Please don’t pillory me yet, just look at the expansion first. I’m going to avoid rational numbers and rational units here to avoid the temptation to do the math and take away the fun from Paul Muni. So say the Universe at this moment expands by an average of 100 knots per second. Okay, so as the universe expands, what is happening to the entropy of the universe? The particles become further apart, even the distance from the mass-defect radius to the nucleus, the decay to the Coulombic radius suffers, shit falls apart, electrons take off for parts unknown, they hang out with seedy neutrinos, they might even oscillate, the neutrons say “fuck you bitch” and leave the protons to manage their weak-force balance until they decay into a new isotope, bingo bango, Bob’s yer uncle, entropy in action. And it’s measurable.

So the expansion of the stuff of the universe itself increases its disorder as it increases the average number density in thea given volume. Things have gone to pieces, right George? (You never did a no-show when I needed your song, good buddy.)
https://youtu.be/4EBCE9OCyok

Volumetric expansion (hell, even fractal expansion between 2D and 3D) is an entropic increase, that defines the limit of the function for the work that we recover from the increased entropy. It’s like Mother Nature coyly hands us all the energy we could need by nudging down the ratio of h-bar omega (Feynman says “fuck the factor of two”) and all we have to do is take credit for sweeping it up.

But what happens when the dielectric constant between the vacuum of the Universe and the empty space that encompasses our delightful bubble of life start to equalize such that the Casimir force becomes repulsive rather than attractive? That’s likely the point that the universe says “nice eating bagels with you shmoes” and starts to collapse again, the long hard slog back to the point where the dielectric imbalance again demands an attractive Casimir force, it crunches as far as it cares and then it starts heading back to this shit again, the endless cycle of renewal and despair.

But what happens to those poor flasluguner shmucks who have to live with a collapsing universe? Because the entire universe has a decrease in entropy all the time. That seems wonderful to our monkey brain, all that delicious and delightful ORDER, but where is this endless well of work to decrease this entropy? Presumably from the fabric of the universe itself, as the mass-defect then starts to expand, and the fermions of destiny coalesce around the new mass defect, probably somewhere near European Opium (aka Europeum) or even Americium, or Amerigo Vespuccium as it will inevitably be known. So the ground-state changes, and it begins to gobble up all the available above-ground-state energy that it can, shuffleboarding it into the ground state, where the Heisenberg Uncertainty Principle protects it from illegal energy poaching. (They warned us about renormalization, didn’t they?)
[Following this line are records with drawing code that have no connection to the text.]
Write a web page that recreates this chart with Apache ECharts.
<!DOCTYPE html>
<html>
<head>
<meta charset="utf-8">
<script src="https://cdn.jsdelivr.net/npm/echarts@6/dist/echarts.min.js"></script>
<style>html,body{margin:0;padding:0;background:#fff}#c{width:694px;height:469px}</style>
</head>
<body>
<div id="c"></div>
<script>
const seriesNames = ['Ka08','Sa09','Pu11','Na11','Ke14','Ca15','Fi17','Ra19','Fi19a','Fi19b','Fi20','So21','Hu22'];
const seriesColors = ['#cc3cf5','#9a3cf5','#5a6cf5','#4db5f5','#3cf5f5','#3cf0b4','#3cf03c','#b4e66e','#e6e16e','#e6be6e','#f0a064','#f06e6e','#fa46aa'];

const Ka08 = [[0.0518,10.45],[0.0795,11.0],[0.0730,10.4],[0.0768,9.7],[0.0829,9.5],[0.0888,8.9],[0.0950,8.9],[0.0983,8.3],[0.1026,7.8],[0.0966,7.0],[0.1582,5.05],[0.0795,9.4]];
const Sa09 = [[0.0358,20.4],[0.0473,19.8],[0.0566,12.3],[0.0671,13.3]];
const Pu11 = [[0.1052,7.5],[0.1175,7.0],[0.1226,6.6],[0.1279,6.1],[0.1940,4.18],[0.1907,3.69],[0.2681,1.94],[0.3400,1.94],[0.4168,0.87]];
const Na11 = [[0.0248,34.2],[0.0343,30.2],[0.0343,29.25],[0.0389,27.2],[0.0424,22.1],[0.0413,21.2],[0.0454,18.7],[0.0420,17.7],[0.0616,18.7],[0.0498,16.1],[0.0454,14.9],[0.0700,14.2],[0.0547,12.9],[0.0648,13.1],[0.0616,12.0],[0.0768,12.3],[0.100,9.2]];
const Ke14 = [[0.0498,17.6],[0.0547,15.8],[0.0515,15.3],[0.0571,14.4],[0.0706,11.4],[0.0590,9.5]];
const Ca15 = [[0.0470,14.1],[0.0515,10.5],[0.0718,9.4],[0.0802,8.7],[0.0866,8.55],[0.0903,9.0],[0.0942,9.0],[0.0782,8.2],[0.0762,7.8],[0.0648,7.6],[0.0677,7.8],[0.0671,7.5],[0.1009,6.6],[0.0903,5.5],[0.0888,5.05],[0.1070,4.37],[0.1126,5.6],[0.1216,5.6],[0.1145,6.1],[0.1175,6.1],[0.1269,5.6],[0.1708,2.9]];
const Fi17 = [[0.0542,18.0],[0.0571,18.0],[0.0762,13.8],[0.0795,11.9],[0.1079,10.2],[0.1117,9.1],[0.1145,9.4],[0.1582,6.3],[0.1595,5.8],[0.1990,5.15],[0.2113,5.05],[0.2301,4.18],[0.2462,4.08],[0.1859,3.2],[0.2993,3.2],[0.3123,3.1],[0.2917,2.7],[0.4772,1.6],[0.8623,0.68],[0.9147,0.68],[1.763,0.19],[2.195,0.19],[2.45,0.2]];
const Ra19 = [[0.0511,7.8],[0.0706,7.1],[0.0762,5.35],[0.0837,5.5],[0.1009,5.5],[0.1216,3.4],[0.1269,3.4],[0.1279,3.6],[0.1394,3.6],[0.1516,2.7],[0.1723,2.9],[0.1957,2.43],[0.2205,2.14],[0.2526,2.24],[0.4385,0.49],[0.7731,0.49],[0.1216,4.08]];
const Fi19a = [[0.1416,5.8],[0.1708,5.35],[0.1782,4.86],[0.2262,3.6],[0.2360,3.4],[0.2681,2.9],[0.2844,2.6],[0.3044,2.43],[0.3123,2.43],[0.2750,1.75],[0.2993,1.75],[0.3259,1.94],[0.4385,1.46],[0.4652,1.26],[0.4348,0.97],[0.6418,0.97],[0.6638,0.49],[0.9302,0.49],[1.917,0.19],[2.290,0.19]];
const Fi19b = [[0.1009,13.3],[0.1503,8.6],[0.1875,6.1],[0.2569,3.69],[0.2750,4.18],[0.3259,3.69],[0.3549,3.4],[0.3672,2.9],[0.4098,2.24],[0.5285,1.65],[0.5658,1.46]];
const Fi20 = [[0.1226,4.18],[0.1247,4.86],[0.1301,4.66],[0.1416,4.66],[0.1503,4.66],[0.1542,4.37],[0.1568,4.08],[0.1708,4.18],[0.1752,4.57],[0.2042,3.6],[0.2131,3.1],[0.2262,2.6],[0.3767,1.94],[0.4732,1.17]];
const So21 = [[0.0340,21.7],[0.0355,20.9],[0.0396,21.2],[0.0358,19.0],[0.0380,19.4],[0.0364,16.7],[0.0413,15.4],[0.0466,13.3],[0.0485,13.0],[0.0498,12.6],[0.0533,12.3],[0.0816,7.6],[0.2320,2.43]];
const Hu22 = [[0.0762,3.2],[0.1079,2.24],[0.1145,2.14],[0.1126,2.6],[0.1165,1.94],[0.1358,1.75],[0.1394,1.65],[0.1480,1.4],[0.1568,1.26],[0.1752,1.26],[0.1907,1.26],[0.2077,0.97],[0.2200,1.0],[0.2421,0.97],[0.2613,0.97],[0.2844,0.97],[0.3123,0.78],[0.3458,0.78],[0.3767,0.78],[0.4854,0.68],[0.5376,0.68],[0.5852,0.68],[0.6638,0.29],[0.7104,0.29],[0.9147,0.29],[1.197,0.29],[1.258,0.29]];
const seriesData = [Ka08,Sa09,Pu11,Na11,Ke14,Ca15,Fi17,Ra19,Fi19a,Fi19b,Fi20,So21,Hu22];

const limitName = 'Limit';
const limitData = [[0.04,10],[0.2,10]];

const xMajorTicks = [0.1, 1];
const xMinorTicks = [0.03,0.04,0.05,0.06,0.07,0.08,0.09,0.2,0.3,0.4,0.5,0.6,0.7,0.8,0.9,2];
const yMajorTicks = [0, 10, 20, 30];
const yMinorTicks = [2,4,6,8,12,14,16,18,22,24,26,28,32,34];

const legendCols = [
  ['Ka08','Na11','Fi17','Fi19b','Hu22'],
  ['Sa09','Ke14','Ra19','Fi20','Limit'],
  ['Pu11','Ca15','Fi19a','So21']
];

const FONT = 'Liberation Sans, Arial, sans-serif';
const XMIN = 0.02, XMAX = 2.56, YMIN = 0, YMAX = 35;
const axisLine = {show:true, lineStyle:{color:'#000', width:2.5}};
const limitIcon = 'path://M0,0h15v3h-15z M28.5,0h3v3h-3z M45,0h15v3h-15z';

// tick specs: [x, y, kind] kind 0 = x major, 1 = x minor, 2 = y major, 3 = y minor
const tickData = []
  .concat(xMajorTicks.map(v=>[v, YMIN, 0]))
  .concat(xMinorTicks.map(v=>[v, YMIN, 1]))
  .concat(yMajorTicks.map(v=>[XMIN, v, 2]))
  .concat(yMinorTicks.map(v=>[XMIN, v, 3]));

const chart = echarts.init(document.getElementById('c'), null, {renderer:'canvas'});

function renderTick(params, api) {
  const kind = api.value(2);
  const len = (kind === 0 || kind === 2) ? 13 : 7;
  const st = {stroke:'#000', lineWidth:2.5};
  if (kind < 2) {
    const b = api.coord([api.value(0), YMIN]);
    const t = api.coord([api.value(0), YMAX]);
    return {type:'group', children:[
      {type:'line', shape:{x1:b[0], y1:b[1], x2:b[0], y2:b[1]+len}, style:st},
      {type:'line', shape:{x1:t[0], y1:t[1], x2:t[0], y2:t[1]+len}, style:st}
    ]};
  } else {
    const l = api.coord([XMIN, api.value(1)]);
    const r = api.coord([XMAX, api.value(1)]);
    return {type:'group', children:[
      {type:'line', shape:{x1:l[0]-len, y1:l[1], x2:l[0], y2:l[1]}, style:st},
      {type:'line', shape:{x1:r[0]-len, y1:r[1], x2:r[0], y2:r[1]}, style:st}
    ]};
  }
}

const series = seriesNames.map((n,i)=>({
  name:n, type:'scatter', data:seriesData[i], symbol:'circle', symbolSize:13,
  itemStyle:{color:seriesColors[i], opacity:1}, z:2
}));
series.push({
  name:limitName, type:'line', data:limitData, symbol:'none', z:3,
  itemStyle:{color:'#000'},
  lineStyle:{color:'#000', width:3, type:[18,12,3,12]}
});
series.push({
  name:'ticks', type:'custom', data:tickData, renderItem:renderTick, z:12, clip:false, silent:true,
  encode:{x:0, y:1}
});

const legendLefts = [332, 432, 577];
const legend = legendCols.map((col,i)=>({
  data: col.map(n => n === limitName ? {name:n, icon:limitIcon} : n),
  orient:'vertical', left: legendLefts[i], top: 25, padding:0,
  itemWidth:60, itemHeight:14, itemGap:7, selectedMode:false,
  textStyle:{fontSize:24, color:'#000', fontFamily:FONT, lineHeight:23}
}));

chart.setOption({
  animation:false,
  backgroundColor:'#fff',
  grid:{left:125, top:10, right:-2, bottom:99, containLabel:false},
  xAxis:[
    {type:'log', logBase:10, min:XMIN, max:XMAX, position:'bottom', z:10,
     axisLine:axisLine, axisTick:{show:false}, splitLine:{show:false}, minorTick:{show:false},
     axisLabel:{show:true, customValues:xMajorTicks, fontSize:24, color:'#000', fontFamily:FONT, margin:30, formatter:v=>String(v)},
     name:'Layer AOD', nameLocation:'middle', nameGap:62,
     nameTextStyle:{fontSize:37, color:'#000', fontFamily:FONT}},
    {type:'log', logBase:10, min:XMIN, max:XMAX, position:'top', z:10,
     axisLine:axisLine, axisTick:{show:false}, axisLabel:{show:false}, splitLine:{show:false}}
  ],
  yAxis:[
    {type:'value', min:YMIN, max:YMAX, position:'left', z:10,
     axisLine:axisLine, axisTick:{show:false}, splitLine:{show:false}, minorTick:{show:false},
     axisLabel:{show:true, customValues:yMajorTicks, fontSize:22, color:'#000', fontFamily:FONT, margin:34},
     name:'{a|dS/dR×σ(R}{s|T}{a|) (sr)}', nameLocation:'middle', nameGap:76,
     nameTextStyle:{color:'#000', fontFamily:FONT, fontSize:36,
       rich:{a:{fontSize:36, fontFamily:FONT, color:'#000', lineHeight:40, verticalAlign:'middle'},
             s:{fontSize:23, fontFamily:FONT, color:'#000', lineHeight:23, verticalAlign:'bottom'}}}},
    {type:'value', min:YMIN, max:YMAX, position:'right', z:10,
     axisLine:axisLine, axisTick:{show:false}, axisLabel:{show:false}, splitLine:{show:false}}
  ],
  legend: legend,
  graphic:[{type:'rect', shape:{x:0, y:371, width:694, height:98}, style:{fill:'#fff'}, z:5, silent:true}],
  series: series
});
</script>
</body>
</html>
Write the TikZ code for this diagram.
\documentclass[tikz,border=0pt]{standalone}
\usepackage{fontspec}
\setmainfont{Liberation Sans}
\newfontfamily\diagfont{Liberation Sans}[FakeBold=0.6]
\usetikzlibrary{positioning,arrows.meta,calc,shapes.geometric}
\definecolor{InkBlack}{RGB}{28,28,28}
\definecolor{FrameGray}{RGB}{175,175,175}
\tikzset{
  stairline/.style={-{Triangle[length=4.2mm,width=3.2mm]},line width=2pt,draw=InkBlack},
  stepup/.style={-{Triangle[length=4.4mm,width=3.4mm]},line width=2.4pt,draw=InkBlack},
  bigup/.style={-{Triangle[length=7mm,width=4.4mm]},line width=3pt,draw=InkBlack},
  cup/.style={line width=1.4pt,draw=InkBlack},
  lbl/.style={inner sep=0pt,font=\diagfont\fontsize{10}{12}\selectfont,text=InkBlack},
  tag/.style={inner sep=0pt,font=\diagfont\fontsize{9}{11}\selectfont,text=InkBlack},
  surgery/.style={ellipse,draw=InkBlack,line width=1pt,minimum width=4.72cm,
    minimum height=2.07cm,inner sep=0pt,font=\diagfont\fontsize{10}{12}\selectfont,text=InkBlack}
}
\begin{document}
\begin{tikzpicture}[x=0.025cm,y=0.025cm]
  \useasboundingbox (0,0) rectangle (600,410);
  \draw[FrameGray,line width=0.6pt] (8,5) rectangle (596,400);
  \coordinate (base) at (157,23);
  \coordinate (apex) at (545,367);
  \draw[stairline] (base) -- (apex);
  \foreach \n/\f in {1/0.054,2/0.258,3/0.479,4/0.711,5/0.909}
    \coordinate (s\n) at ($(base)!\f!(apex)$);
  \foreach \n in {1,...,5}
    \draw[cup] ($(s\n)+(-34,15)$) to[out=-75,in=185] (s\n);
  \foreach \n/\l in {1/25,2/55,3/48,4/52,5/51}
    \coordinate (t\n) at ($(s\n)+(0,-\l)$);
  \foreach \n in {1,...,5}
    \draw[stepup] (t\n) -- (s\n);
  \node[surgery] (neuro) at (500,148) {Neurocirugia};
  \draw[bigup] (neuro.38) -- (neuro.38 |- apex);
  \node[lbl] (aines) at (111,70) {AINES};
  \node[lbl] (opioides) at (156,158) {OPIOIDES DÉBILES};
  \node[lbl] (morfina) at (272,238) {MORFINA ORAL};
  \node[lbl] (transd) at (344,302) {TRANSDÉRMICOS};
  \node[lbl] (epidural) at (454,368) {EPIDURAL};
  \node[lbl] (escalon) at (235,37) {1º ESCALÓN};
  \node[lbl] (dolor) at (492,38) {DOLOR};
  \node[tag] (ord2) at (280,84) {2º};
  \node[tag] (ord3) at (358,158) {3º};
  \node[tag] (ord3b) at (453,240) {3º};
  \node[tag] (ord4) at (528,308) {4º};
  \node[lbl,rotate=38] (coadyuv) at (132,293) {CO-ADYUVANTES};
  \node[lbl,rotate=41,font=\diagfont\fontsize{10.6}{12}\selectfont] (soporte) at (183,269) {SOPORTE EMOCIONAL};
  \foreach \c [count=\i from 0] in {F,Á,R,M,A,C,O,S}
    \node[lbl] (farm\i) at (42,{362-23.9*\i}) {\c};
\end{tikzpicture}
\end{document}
The idea of a universally-decreasing entropy is far more spooky than of universally-increasing entropy. At least on this journey, we don’t really know how long we have, until we actually calculate the dielectric balance of the vacuum of the universe versus the empty space around our bubble of enjoyment. But when it collapses, that’s convergence, and everything that rises much converge, said Flannery, so we look at that convergence point, and our face goes white, we see our destiny, it’s in in front of us, the end of the ride.

How many people have had to face that? Never knowing if the universe would find a way to spontaneously recombust another Tupac? Somehow find a way to grant humanity the ability to make a good batch of ceviche? Miserable. I hope those folks had the good drugs, they deserved them. And it may not have even squished everything to a point … the Big Bang only needs the delectric balance to come within the Kelvin barrier of the component average in the vacuum. (I guess Kelvin barrier wouldn’t be the right word, since it’s vacuum, but say a vacuum barrier) which then varied the dielectric balance between the vacuum and the empty space that surrounds our bubble, then engorged with the luxury of volume, the entropy of empty space, increasing and sucking up the work function of the vacuum. Like a snack gorging on its tail … so are the Days of Our Lives.